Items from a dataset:
━━━
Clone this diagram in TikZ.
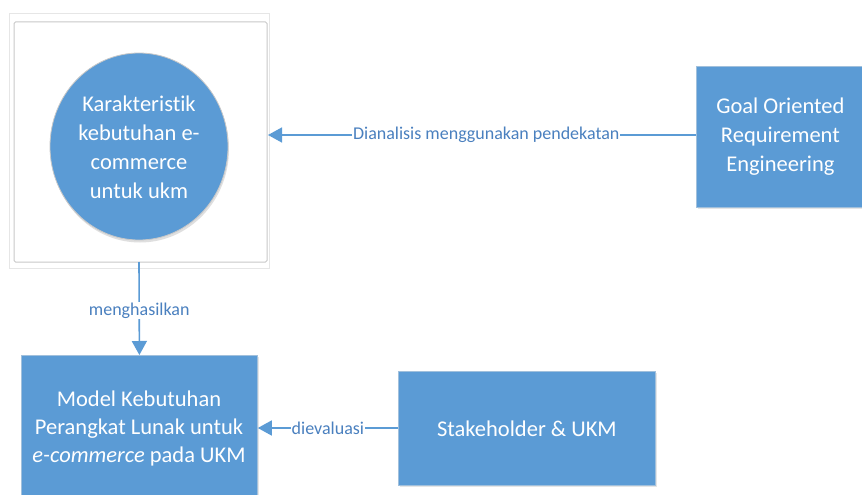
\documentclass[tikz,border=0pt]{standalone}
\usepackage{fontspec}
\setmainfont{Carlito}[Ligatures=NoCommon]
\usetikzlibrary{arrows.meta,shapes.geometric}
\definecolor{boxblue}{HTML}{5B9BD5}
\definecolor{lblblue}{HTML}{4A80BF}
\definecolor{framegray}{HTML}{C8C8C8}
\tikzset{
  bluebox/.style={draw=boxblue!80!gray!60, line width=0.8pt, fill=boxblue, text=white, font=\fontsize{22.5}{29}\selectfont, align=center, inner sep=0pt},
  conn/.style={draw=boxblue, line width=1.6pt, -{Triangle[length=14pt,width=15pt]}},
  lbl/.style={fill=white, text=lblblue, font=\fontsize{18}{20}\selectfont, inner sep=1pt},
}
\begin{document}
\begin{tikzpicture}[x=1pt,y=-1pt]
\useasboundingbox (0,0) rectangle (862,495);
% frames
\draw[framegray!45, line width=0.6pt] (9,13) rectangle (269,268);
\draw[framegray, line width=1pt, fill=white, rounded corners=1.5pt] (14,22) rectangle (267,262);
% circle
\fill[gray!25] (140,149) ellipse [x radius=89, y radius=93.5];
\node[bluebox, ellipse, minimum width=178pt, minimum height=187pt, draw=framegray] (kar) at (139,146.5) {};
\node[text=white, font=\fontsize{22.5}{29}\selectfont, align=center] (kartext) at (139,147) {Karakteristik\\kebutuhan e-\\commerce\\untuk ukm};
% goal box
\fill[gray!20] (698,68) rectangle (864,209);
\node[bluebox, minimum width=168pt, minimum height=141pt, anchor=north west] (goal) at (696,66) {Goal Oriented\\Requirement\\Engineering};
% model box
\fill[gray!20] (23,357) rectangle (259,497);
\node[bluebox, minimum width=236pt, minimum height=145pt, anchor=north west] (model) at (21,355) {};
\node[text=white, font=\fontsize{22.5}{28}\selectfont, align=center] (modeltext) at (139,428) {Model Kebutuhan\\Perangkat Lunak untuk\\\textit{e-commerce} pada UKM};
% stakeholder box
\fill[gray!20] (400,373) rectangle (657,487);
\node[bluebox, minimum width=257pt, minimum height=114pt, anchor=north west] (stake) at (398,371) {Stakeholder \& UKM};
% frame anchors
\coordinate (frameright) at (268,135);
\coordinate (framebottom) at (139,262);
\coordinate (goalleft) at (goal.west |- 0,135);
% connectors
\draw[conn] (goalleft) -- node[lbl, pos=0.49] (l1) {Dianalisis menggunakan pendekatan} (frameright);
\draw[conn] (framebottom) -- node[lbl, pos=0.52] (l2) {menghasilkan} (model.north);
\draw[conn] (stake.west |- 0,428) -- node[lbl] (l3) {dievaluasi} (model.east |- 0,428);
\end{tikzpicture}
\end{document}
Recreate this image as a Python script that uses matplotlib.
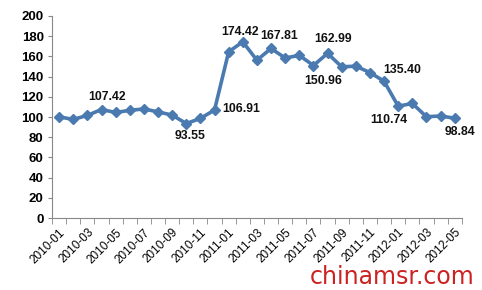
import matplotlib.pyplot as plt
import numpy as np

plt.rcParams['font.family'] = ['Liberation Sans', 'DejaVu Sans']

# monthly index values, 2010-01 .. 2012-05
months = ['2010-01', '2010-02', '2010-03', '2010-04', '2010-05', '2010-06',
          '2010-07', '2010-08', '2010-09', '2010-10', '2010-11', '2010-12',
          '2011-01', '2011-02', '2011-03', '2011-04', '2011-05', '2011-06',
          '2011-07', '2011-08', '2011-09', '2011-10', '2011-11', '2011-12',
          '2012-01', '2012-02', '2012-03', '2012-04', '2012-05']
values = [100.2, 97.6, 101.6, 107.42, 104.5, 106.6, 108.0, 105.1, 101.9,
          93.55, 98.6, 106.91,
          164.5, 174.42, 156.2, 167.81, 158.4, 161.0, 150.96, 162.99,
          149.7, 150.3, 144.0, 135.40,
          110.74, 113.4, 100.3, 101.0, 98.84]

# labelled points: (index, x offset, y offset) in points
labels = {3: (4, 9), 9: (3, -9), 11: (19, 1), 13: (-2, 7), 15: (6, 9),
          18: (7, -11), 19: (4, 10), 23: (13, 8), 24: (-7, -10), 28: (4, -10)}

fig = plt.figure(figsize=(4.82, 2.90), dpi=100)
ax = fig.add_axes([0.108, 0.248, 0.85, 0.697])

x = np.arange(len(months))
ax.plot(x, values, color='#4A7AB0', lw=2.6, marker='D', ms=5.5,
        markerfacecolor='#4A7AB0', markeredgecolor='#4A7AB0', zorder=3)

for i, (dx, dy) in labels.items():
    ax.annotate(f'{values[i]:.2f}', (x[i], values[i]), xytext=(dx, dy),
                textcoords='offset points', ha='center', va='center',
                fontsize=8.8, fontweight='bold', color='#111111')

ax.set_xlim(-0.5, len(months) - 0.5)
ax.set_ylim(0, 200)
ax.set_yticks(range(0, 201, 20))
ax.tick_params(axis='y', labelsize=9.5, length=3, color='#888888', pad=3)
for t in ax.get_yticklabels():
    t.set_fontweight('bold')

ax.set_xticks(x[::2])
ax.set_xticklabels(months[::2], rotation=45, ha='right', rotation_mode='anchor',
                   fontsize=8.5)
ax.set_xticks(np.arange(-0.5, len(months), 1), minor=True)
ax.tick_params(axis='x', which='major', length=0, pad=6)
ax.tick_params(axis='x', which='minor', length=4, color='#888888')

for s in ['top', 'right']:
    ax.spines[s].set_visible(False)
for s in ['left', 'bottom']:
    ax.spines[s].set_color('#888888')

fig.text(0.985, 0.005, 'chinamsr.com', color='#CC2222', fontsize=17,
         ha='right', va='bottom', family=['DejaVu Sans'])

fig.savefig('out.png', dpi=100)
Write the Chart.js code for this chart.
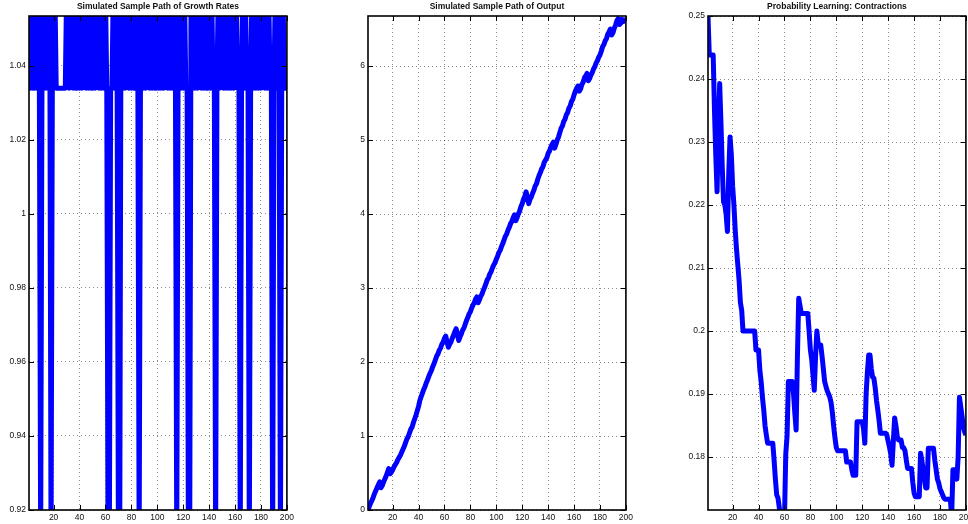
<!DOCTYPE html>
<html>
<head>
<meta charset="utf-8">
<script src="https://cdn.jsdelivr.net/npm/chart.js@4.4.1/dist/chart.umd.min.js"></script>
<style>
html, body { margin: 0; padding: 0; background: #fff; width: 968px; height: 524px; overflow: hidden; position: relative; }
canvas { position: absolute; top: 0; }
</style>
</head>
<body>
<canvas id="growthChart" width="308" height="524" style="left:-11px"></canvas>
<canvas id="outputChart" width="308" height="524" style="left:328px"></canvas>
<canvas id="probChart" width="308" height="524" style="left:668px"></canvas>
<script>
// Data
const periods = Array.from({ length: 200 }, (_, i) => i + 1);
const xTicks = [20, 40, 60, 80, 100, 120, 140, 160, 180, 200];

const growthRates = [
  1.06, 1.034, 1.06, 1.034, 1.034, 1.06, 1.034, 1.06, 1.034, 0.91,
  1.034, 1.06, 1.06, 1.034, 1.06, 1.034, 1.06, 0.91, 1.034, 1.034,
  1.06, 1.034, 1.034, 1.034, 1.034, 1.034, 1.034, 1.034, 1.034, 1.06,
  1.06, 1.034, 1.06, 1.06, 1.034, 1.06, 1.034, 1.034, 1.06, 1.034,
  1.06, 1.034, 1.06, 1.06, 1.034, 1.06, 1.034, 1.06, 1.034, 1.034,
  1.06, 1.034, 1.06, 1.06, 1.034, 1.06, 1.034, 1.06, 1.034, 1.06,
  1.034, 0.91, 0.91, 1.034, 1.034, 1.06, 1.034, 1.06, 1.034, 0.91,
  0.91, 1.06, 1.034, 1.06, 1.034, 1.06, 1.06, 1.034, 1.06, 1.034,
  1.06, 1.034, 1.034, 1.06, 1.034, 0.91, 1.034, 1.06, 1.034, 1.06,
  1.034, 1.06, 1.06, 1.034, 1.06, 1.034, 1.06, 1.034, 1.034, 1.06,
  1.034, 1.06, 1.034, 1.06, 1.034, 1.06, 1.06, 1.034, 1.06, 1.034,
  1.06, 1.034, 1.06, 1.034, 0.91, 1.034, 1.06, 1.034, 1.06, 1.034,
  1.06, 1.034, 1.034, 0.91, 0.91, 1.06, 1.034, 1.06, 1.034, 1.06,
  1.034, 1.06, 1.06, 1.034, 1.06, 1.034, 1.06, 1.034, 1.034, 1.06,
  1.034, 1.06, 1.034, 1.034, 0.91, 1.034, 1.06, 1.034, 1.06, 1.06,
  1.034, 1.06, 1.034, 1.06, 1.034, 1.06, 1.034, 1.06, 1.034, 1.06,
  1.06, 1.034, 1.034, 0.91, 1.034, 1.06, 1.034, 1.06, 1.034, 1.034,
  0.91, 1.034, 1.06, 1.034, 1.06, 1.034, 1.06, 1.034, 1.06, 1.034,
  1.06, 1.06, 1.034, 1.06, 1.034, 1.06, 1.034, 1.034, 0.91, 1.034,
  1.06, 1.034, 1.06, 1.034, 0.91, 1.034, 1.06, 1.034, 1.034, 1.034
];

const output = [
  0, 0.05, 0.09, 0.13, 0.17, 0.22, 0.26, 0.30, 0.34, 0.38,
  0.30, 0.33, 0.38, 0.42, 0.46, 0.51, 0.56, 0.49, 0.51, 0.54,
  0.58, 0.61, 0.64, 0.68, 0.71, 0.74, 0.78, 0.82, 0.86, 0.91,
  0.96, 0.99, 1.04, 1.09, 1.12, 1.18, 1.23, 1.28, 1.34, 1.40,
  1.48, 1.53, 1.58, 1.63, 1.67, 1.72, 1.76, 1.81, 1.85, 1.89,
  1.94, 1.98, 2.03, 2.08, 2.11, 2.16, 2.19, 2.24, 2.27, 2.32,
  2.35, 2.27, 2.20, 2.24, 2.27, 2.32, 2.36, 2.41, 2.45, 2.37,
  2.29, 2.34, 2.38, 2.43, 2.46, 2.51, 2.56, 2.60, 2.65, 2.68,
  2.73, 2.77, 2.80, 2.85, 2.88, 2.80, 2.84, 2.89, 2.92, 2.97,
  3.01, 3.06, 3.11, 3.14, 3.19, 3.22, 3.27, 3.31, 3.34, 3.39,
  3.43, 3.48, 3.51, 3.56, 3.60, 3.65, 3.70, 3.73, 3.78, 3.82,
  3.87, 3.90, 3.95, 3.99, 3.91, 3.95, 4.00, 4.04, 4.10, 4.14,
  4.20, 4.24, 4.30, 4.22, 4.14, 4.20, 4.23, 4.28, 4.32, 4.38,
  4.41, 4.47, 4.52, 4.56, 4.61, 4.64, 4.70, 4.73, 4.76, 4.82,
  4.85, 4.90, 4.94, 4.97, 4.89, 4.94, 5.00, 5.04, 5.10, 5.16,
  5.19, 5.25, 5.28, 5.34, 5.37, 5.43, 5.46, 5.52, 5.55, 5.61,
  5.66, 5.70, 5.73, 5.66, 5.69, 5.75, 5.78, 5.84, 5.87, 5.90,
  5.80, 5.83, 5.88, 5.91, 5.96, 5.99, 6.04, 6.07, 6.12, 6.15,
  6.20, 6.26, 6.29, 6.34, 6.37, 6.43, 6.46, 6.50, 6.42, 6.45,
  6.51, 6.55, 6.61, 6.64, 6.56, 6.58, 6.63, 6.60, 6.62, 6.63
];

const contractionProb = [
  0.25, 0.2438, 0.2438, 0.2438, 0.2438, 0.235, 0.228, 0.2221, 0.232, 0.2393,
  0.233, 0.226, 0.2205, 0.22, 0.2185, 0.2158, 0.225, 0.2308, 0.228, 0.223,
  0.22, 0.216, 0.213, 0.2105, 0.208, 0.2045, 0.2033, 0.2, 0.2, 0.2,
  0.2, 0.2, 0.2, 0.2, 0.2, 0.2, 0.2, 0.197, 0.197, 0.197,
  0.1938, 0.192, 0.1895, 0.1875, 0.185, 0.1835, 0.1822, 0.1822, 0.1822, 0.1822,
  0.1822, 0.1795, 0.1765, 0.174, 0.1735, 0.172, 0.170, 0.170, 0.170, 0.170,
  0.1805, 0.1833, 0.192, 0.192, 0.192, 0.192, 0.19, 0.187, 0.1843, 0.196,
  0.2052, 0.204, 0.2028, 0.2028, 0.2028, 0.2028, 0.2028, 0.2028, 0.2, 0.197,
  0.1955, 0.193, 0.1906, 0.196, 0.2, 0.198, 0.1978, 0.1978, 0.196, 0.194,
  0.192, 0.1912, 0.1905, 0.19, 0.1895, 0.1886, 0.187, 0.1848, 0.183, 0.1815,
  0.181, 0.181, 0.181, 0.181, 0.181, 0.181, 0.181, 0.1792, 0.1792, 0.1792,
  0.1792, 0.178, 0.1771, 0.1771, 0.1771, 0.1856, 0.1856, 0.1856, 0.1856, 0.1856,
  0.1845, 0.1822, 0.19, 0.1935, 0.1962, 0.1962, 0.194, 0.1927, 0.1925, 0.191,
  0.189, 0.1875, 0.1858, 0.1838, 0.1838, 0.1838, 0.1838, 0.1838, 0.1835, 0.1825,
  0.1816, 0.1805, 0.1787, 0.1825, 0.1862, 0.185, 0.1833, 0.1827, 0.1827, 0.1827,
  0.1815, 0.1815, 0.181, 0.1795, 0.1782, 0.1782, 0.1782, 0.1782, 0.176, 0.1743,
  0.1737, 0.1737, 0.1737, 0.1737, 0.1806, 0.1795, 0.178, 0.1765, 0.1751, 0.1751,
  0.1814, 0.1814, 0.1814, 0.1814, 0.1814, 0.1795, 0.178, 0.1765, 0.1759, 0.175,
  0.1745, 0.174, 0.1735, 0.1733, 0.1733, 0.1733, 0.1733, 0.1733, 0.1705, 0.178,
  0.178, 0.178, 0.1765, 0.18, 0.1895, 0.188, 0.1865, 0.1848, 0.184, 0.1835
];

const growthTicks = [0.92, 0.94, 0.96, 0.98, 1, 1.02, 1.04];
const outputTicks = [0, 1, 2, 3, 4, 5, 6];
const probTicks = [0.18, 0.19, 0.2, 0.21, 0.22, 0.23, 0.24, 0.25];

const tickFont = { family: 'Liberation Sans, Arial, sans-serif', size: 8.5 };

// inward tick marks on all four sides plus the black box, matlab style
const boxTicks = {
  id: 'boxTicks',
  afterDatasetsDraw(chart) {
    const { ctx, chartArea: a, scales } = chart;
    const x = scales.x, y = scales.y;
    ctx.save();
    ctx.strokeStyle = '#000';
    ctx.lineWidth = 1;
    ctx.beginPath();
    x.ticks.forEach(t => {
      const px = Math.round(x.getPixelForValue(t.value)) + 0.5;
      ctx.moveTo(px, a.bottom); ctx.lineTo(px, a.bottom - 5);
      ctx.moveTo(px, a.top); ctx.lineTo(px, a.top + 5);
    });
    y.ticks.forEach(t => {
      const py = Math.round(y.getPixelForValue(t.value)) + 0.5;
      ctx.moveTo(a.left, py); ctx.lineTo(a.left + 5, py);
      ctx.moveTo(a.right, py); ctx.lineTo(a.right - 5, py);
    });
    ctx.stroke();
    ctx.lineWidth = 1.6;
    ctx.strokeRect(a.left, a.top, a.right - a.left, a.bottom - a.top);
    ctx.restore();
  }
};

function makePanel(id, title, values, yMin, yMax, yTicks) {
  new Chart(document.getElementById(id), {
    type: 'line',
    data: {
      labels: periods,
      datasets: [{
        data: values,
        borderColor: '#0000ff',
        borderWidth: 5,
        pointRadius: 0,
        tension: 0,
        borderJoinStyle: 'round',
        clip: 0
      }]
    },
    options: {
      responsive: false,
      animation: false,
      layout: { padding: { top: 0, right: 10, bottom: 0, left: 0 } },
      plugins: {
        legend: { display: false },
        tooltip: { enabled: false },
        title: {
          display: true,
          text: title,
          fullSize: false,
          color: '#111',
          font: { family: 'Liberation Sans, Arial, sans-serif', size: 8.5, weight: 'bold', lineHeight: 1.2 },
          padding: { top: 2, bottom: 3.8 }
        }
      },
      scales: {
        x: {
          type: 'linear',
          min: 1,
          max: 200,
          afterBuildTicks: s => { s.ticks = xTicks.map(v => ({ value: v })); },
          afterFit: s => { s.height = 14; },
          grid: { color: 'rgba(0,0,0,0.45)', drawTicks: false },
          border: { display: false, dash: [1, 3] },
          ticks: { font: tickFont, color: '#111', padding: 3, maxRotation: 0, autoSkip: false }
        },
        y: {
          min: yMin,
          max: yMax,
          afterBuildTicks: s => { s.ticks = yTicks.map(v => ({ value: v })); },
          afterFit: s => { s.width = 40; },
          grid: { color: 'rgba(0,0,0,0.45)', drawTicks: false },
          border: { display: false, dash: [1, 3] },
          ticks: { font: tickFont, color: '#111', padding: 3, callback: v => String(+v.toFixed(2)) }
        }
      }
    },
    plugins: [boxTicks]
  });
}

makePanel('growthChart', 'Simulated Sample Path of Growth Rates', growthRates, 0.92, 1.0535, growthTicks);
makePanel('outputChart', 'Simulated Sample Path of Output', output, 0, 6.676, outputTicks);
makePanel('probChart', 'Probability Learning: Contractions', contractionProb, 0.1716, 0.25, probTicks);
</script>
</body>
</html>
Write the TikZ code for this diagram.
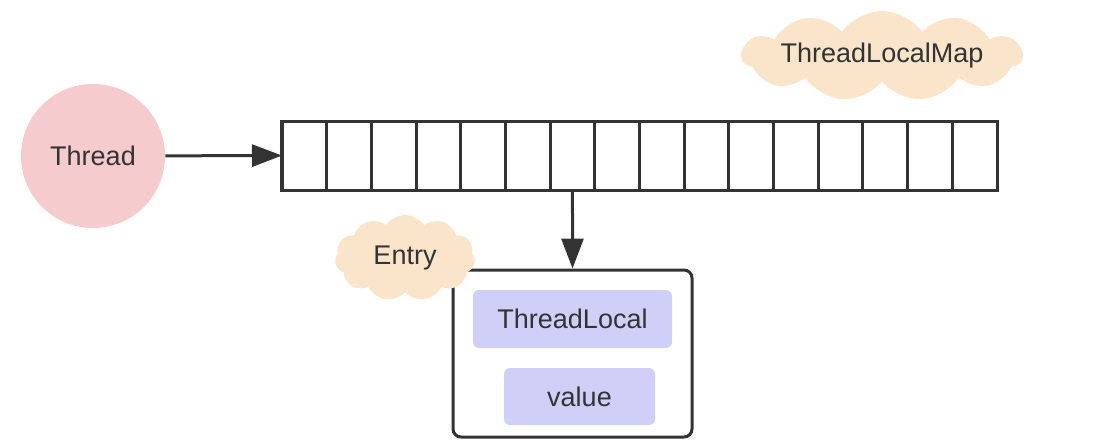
━━━
* _Given request_
Within the listing above, extract exactly the lines that run from the one containing "Write the Chart.js code for this chart." through the one containing "160, 180, 200];", excluding any pictures.

* _Reply to the task_
Write the Chart.js code for this chart.
<!DOCTYPE html>
<html>
<head>
<meta charset="utf-8">
<script src="https://cdn.jsdelivr.net/npm/chart.js@4.4.1/dist/chart.umd.min.js"></script>
<style>
html, body { margin: 0; padding: 0; background: #fff; width: 968px; height: 524px; overflow: hidden; position: relative; }
canvas { position: absolute; top: 0; }
</style>
</head>
<body>
<canvas id="growthChart" width="308" height="524" style="left:-11px"></canvas>
<canvas id="outputChart" width="308" height="524" style="left:328px"></canvas>
<canvas id="probChart" width="308" height="524" style="left:668px"></canvas>
<script>
// Data
const periods = Array.from({ length: 200 }, (_, i) => i + 1);
const xTicks = [20, 40, 60, 80, 100, 120, 140, 160, 180, 200];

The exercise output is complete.